Weird witch Síla na Gig,
powerful, daring and rude,
I wish I dared sit on a church wall
wicked and wanton and nude!

Eerie faerie Síla na Gig,
bathing your quim in the sun,
your holy hole outrageously obvious,
your mouth fixed in a mocking grin,

you might as well be shouting
to pilgrims rich and poor:
“I am your mother, your sister, your wife,
your daughter, your lover, your whore.”

Orgasmic dancing Síla na Gig,
are you just prehistoric pornography?
Or do you have something to say
to the twenty first century?

“I will not collude in your big cover up.
I will not clothe myself in your shame.
Uncensored and open and honest and proud,
I show the world who I am and why I came.”

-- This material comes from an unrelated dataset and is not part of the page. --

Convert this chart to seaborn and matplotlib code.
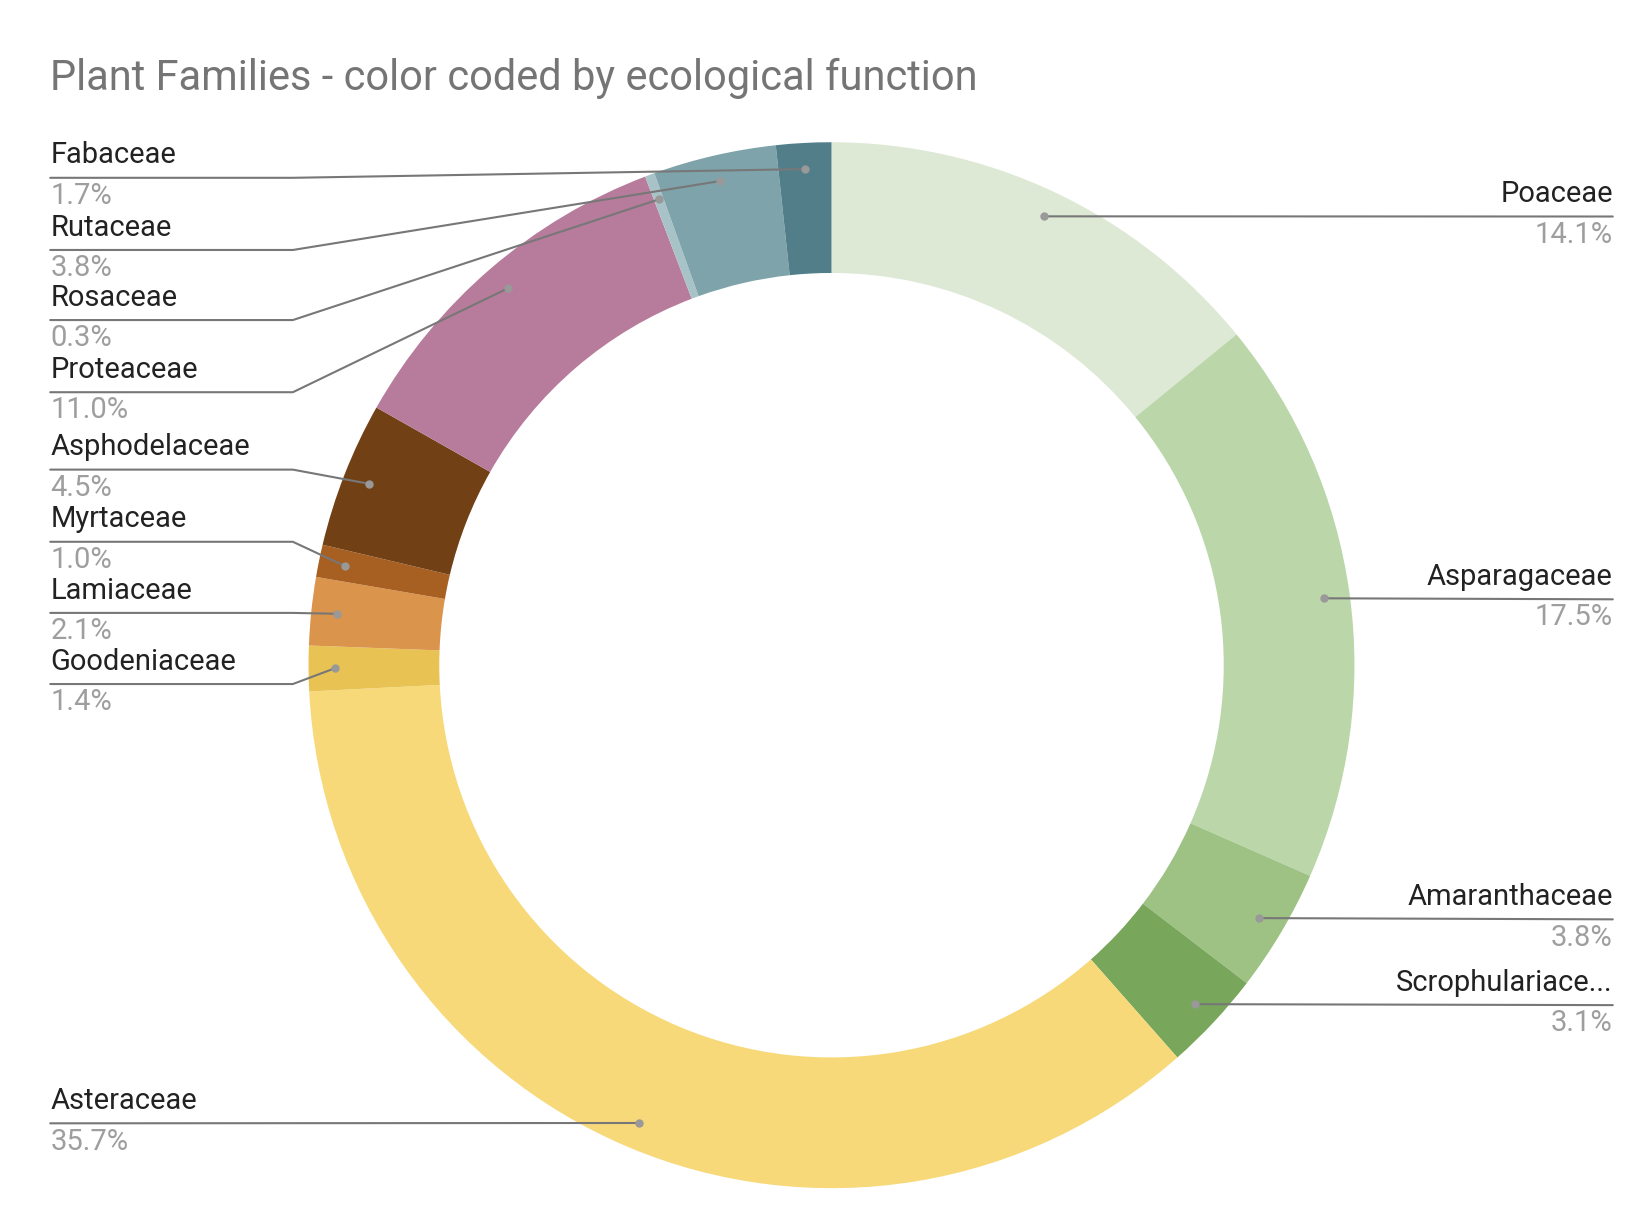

Why do you sit on a church wall?
Why do you show us your cunt?
Why did the stonemason carve you?
And what exactly is it that you want?

“I was here before the church was
and I’ll be here long after it’s gone.
I honour the place of original magic
the place from which we all come

I open the gate between worlds
the doorway to life and to death
this gesture is just as important
as any gesture to pray or to bless

I am your ancestral goddess.
I am swollen and violated and raped.
This is the result of your violence.
I will not disappear without trace.

By Brid Wildearth

By Brid Wildearth

When you seek to disempower me,
you invade me against my will
you build churches over my temples and groves
and convince my children that I am evil.

Remember where you originate.
Remember your spiritual roots.
Remember that god is a woman as well.
Remember deep, radical truths.

Womanhood is as sacred

as any church or holy place.
We give birth, we give pleasure and we give love,
we give comfort and healing and peace.”

sheela na gig earthenware

 

wyldearth

Brid Wildearth blogs at www.moondrummer.blogspot.com, where this post first appeared. She says:

I identify as a witch in solidarity with the nine million wimmin accused of witchcraft during the burning times. I have been moon drumming for two years with wimmin all over the world. We channel moonlight to heal ourselves, our loved ones and the earth. I was drawn on to study Síla na Gigs, goddess figurines found on medieval churches who display their genitalia.I felt addicted to painting and sculpting them. I did not fully understand why. Women in pottery classes who saw me sculpting their open vulvas would giggle uncontrollably. I felt their discomfort and I allowed myself to be silenced yet again…. And later I noticed that displaying an open vulva is the exact opposite to sewing one up [as is done in female genital mutilation]. I invoke this ancient goddess to help me in my desire to help end this subjugation of women, within the context of world wide misogyny and rape. After years of copying ancient sculptures, my hands created my own original Síla na Gig.”